Part of what makes asparagus a cause for celebration is that it is one of the year's first major edibles after a long winter. Most of our other plant foods are the leaves, flowers, seeds or fruits of plants that begin life in spring as seedlings, only to die in autumn frosts or to fill our plates. Asparagus, on the other hand, is a perennial plant, which under the best conditions can remain productive for 20 to 30 years. That's why asparagus is one of the first to leap up in springtime - it has a head start.
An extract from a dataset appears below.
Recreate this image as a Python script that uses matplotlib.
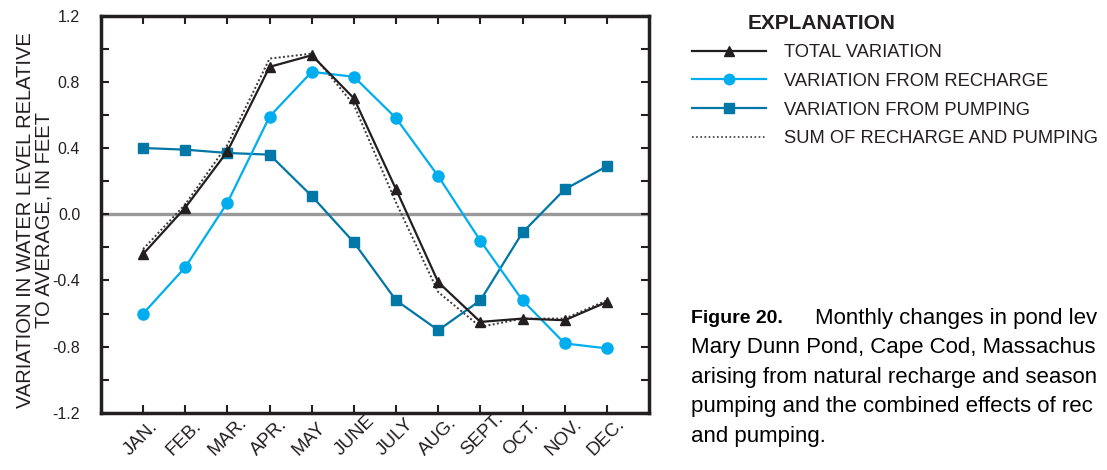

The shoots emerge straight from the ground in a drive toward the sun in April, so quickly in warm weather that you can almost see them grow. Contrary to popular belief, thick or thin stalks are no better or more tender than the other. Asparagus girth is determined at birth; the stalks lengthen but do not grow substantially fatter with time. A better clue to good asparagus is to look for firm spears with closed, compact tips. Choose stalks of a similar girth - thick, thin, in-between - so they will cook in the same amount of time.
And while we're debunking myths, white asparagus, the preferred variety in Europe, is not botanically different from green. White stalks have simply been deprived of sunlight with soil, mulch or other cover mounded up high over the plant so the stalks will develop in the dark. Americans tend to prefer green, chlorophyll-blessed asparagus, so white is difficult to find outside of a can or jar in the U.S. Matt and Susan Smith of Blue Valley Gardens in Blue Mounds grow both white and green asparagus if you want to taste the difference for yourself (or feel a little European). White is generally thought milder and more tender than green.
The asparagus season is short because the plant needs enough summer life to come back next year. After a few weeks of daily cutting, the farmer calls an end to the season and lets the plant grow beyond edibility to the feathery fronds it longs to be. So act fast and eat up all you can, while you can. While asparagus does freeze well, there's nothing quite like a freshly picked bunch.
Preheat oven to 500. Toss asparagus in olive oil to coat and lightly season with salt and pepper. Set in shallow pan. Roast in center of the oven for 6 minutes. Turn and roast for 5 minutes more.